**Do this:**
Using the material below, print the line that contains "The picture is", the line that contains "const PT = 300", and every line in between, exactly and nothing else.

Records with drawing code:
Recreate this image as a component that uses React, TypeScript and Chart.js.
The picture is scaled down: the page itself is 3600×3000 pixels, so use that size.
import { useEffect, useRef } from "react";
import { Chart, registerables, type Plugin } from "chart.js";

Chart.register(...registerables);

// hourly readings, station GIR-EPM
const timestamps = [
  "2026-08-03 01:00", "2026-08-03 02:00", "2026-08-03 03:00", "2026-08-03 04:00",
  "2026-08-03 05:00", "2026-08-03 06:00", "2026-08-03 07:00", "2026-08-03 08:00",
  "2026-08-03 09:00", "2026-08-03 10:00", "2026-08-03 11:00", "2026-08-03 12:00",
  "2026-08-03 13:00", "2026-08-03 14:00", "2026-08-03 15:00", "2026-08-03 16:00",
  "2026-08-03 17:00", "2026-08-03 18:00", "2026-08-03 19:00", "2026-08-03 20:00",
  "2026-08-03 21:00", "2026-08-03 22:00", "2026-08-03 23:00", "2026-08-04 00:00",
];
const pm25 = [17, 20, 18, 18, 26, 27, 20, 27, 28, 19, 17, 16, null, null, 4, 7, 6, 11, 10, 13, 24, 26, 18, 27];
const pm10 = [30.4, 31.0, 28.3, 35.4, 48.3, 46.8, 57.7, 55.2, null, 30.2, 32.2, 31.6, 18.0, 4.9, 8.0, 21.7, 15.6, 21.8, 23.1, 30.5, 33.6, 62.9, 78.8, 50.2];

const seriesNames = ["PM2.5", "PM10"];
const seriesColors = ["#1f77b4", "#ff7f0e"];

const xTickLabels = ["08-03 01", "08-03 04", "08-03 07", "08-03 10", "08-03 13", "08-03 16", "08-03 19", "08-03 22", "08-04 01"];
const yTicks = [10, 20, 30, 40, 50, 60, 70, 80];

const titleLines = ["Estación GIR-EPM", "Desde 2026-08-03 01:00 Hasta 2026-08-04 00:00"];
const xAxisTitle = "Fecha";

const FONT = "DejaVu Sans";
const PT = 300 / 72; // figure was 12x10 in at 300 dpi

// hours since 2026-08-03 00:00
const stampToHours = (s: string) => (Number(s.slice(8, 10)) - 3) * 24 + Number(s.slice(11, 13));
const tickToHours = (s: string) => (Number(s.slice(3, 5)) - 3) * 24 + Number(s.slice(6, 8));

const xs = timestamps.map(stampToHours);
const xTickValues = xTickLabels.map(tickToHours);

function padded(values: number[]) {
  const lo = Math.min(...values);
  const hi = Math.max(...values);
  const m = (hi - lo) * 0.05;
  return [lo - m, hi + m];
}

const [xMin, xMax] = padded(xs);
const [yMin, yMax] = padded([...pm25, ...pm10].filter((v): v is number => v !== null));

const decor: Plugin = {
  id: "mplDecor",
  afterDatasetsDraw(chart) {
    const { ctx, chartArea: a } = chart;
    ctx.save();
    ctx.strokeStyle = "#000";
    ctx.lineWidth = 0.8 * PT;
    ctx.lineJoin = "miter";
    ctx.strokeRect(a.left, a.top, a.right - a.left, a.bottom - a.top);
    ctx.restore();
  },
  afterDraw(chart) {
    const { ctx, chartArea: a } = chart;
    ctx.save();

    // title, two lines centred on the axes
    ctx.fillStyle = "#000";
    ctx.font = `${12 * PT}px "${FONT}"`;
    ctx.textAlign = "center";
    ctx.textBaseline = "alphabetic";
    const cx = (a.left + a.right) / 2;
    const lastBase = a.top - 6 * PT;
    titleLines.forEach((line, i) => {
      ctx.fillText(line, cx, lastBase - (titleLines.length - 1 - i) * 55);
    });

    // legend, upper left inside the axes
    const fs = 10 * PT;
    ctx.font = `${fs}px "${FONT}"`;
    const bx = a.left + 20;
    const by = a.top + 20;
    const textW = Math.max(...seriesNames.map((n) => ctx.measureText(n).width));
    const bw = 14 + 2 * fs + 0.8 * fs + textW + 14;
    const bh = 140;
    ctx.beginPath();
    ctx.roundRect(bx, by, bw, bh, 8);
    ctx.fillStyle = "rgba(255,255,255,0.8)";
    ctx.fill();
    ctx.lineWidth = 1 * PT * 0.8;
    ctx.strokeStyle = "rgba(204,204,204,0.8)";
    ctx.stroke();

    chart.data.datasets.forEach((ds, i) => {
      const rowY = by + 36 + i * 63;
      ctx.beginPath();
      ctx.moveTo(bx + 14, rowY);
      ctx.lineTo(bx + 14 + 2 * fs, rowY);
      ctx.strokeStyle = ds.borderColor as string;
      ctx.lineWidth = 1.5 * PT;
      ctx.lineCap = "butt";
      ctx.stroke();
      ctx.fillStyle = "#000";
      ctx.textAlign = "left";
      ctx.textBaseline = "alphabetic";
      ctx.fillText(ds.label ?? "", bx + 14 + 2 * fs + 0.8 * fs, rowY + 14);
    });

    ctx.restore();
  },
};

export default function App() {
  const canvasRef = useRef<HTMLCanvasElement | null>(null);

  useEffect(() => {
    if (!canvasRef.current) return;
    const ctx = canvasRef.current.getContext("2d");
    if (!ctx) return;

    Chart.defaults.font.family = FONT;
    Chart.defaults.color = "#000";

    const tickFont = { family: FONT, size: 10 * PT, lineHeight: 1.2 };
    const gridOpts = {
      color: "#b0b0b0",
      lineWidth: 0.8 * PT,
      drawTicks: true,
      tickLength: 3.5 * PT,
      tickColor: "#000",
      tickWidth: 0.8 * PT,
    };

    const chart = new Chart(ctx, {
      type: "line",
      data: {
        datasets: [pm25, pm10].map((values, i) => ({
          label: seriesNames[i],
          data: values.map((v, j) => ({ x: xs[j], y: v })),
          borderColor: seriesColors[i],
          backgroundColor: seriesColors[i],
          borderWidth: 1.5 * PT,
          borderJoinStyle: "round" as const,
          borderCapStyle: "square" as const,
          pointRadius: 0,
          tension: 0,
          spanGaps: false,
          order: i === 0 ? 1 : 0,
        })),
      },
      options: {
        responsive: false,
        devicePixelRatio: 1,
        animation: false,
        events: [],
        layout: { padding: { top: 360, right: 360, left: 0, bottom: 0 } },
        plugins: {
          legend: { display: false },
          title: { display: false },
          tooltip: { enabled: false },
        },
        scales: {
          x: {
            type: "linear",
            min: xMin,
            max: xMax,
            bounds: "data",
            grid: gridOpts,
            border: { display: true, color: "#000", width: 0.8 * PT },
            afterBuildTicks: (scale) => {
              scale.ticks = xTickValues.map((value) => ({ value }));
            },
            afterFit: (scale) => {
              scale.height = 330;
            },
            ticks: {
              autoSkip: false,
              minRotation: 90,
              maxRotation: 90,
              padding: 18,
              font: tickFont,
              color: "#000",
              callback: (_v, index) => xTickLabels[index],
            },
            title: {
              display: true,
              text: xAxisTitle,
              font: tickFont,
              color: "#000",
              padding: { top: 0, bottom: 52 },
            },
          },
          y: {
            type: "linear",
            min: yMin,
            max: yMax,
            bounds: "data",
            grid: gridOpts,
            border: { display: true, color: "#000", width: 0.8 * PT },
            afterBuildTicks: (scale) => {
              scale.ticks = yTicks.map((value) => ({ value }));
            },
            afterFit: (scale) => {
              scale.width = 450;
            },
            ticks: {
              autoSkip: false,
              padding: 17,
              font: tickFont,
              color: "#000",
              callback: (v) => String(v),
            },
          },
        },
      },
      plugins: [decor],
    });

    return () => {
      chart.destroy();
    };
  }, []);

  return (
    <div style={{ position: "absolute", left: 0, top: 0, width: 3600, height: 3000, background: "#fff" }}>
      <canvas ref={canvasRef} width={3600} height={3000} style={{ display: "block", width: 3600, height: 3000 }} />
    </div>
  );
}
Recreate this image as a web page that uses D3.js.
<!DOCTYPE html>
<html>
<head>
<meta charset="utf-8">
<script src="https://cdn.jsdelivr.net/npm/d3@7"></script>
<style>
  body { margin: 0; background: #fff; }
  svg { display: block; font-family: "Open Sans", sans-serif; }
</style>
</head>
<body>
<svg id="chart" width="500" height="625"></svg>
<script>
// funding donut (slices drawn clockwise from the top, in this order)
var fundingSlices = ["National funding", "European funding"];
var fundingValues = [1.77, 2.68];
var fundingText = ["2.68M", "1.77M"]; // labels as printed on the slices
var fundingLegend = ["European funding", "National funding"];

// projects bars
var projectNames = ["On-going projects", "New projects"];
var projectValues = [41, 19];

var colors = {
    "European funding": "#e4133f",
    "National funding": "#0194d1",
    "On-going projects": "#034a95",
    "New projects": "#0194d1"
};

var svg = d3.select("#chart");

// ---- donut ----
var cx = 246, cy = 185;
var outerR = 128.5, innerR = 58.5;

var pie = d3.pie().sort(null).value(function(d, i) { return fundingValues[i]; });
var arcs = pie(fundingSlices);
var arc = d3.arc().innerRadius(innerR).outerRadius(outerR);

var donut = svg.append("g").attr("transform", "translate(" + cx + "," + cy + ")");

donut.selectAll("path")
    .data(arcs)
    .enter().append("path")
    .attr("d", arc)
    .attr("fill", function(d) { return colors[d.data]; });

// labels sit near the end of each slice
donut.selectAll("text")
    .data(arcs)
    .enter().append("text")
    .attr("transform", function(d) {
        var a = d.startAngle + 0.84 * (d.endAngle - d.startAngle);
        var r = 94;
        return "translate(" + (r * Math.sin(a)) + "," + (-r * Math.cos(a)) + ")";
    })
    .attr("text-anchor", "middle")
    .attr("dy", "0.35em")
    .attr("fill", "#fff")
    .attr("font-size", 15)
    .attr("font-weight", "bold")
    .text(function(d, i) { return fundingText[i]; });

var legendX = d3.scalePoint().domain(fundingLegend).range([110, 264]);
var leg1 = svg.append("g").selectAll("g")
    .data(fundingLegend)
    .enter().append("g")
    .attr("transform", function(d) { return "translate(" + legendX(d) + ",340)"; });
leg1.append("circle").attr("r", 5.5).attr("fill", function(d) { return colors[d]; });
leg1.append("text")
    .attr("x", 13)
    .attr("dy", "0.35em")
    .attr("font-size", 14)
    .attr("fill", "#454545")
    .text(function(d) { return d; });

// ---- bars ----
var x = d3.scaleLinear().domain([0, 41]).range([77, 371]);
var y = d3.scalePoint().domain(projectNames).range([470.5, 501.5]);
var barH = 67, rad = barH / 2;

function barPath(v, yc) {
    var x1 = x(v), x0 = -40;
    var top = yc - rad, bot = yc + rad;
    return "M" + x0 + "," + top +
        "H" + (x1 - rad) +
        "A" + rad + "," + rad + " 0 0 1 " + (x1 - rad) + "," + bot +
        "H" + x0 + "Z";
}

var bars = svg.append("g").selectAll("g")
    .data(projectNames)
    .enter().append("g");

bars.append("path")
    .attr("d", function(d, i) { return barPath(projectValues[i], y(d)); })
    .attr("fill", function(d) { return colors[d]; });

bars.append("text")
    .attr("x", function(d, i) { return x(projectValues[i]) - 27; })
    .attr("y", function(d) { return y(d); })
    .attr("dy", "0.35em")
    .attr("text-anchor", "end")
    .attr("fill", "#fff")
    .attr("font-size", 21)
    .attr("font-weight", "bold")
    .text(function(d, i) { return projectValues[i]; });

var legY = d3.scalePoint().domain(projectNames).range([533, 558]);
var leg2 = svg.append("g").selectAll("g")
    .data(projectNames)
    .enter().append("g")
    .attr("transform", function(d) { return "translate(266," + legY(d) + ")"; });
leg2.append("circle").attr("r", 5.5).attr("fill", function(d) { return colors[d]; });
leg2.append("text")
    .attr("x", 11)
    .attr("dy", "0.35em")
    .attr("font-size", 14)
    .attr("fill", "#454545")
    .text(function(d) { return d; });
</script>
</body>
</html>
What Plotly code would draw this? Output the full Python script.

**In response:**
The picture is scaled down: the page itself is 3600×3000 pixels, so use that size.
import { useEffect, useRef } from "react";
import { Chart, registerables, type Plugin } from "chart.js";

Chart.register(...registerables);

// hourly readings, station GIR-EPM
const timestamps = [
  "2026-08-03 01:00", "2026-08-03 02:00", "2026-08-03 03:00", "2026-08-03 04:00",
  "2026-08-03 05:00", "2026-08-03 06:00", "2026-08-03 07:00", "2026-08-03 08:00",
  "2026-08-03 09:00", "2026-08-03 10:00", "2026-08-03 11:00", "2026-08-03 12:00",
  "2026-08-03 13:00", "2026-08-03 14:00", "2026-08-03 15:00", "2026-08-03 16:00",
  "2026-08-03 17:00", "2026-08-03 18:00", "2026-08-03 19:00", "2026-08-03 20:00",
  "2026-08-03 21:00", "2026-08-03 22:00", "2026-08-03 23:00", "2026-08-04 00:00",
];
const pm25 = [17, 20, 18, 18, 26, 27, 20, 27, 28, 19, 17, 16, null, null, 4, 7, 6, 11, 10, 13, 24, 26, 18, 27];
const pm10 = [30.4, 31.0, 28.3, 35.4, 48.3, 46.8, 57.7, 55.2, null, 30.2, 32.2, 31.6, 18.0, 4.9, 8.0, 21.7, 15.6, 21.8, 23.1, 30.5, 33.6, 62.9, 78.8, 50.2];

const seriesNames = ["PM2.5", "PM10"];
const seriesColors = ["#1f77b4", "#ff7f0e"];

const xTickLabels = ["08-03 01", "08-03 04", "08-03 07", "08-03 10", "08-03 13", "08-03 16", "08-03 19", "08-03 22", "08-04 01"];
const yTicks = [10, 20, 30, 40, 50, 60, 70, 80];

const titleLines = ["Estación GIR-EPM", "Desde 2026-08-03 01:00 Hasta 2026-08-04 00:00"];
const xAxisTitle = "Fecha";

const FONT = "DejaVu Sans";
const PT = 300 / 72; // figure was 12x10 in at 300 dpi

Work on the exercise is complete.